The paper further claims that those participating in the labor transfer program are abused and in slave-like conditions. That is an assertion that can be fact-checked. According to publicly available figures released by the government of Xinjiang, the annual disposable income of Xinjiang workers in the program is about 30,000 to 40,000 yuan, which is above the regional average. China Daily's investigative crew also went to the Hoshine company, one of the groups named in the report, to determine if allegations of slave-like conditions were true. Not only was feedback about working conditions at Hoshine generally positive, but interviews also attest that it is 'just a facilitation program set up by the government to help match job-seekers and employers.'

While these above cases can be explained as misguided formulation and research, the following cases can only be viewed as a lack of academic integrity and malicious slander. The reports throw around claims like 'experts have determined that the PRC's internment camp and prison factories, as well as the "surplus labor" and "labor transfer" initiatives as they are practiced in the Uyghur Region, are mechanisms of a massive program of compulsory labor', yet does not provide a citation to which experts made these claims. They further claim that "A widely circulated government-issued document listed refusal to participate in government assistance programs as a sign of terrorism or extremism, which suggests that refusal of a labor transfer could be punishable by internment or imprisonment", and yet does not provide a citation to this 'government report' in either English or Chinese.
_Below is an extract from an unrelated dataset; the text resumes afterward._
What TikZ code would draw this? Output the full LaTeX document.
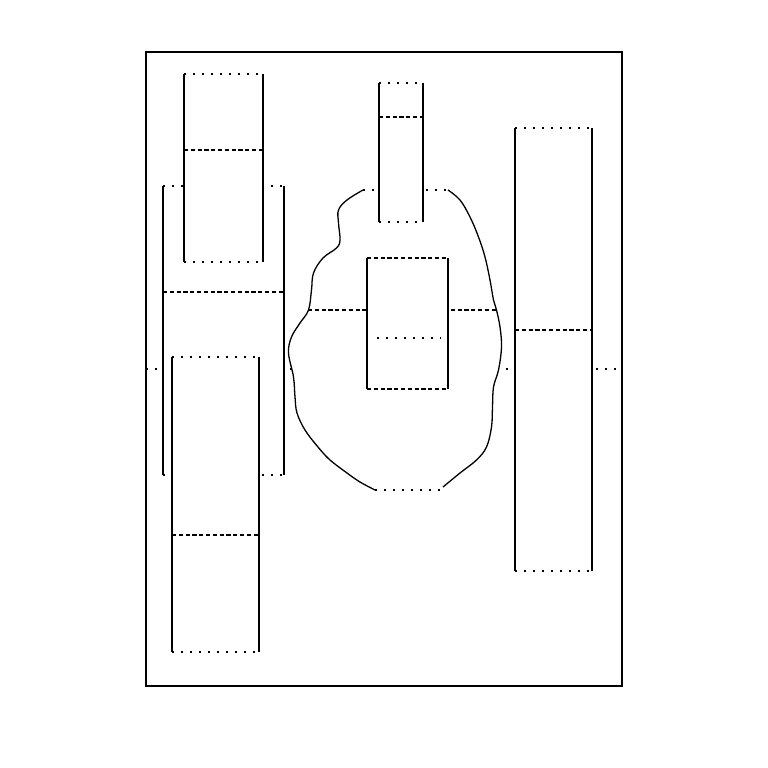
\documentclass[tikz,border=0pt]{standalone}
\usetikzlibrary{calc}

% one slab: x1,y1,x2,y2,y of middle line
\newcommand{\slab}[5]{%
  \fill[white] (#1,#2) rectangle (#3,#4);
  \draw[side]    (#1,#2) -- (#1,#4) (#3,#2) -- (#3,#4);
  \draw[dotline] (#1,#2) -- (#3,#2) (#1,#4) -- (#3,#4);
  \draw[dashline](#1,#5) -- (#3,#5);
}
\newcommand{\blobleft}{(363,190) (347,200) (338.5,210) (338.5,223) (340,240)
  (336.5,248) (323,258) (313.5,273) (311.5,290) (308.5,310) (300,323)
  (291.5,337) (288.5,353) (293.5,377) (295,397) (297,413) (305,430)
  (318,447) (330,460) (347,473) (360,482) (375,490)}
\newcommand{\blobright}{(443,487) (460,473) (476.5,460) (486.5,447)
  (491.5,427) (492.5,407) (493.5,387) (498.5,370) (501.5,347) (500,327)
  (496.5,310) (493.5,300) (490,280) (485,257) (478.5,237) (470,217)
  (460,200) (448,190)}

\begin{document}
\begin{tikzpicture}[
  x=1pt,y=-1pt,
  side/.style    ={line width=1.3pt},
  dotline/.style ={line width=1.5pt,dash pattern=on 1.5pt off 7.5pt},
  dashline/.style={line width=1.3pt,dash pattern=on 4.2pt off 2.6pt},
  blobline/.style={line width=1.3pt,smooth,tension=0.6},
]
\useasboundingbox (0,0) rectangle (768,768);

%% -- frame ------------------------------------------------------------------
\draw[side] (146,52) rectangle (622,686);
\draw[dotline] (146,369) -- (622,369);

%% -- left column ------------------------------------------------------------
\slab{163}{186}{284}{475}{292}
\slab{184}{74}{263}{262}{150}
\slab{172}{357}{259}{652}{535}

%% -- blob -------------------------------------------------------------------
\coordinate (bltop) at (363,190);
\coordinate (brtop) at (448,190);
\coordinate (blbot) at (375,490);
\coordinate (brbot) at (443,490);
\fill[white] plot[smooth,tension=0.6] coordinates {\blobleft}
  -- plot[smooth,tension=0.6] coordinates {\blobright} -- cycle;
\draw[blobline] plot coordinates {\blobleft};
\draw[blobline] plot coordinates {\blobright};
\draw[dotline] (bltop) -- (brtop);
\draw[dotline] (blbot) -- (brbot);
\draw[dashline] (308,310) -- (496,310);

%% -- middle boxes -----------------------------------------------------------
\slab{379}{83}{423}{222}{117}
\fill[white] (367,258) rectangle (448,389);
\draw[side] (367,258) -- (367,389) (448,258) -- (448,389);
\draw[dashline] (367,258) -- (448,258) (367,389) -- (448,389);
\draw[dotline] (377,338) -- (441,338);

%% -- right column -----------------------------------------------------------
\slab{515}{128}{592}{571}{330}

\end{tikzpicture}
\end{document}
Another common tactic is citing their own works or papers from disreputable anti-China sources such as the APSI in an attempt to generate a veneer of academic respectability.

Then there is their outright mistranslation and manipulation of Chinese language sources. They cite a 2019 Xinhua report on Xinjiang as evidence of slave labor. In reality, the worker interviewed in the article praised her company for the outstanding conditions and the fact that her salary had been increased to 4,000 yuan a month. Or this report from China Daily, which the paper claimed was evidence of coercion but was actually just a Xinjiang farmer explaining his decision to switch to livestock herding following generous government grants.

Even notwithstanding the aforementioned faults, the series of reports ranging from Xinjiang's cotton, solar, and PVC industries, do not focus on proving forced labor and slavery in the content portion of the paper, and is instead spent tracing Chinese supply chains involving Xinjiang. No new evidence, other than the mistranslated Chinese articles, has been provided, and no proof of human rights violation has been shown. If the introduction and conclusion were removed, the papers would be more aptly renamed to 'Chinese industries in Xinjiang'. The premise of these papers purporting to prove human rights abuse in Xinjiang relies on you unquestioningly accepting as fact, that there are human rights abuses in Xinjiang.

The flawed research produced by Sheffield Hallam University, and those like it, has been adopted as gospel truth by Western media and politicians. It shows the corrosive influence that US monetary grants has on genuine research, and the increasing weaponization of academic institutions by the West as part of its disinformation campaign. In the long term, reports such as these are not just detrimental to the reputation of Sheffield Hallam University but to all other Western institutions.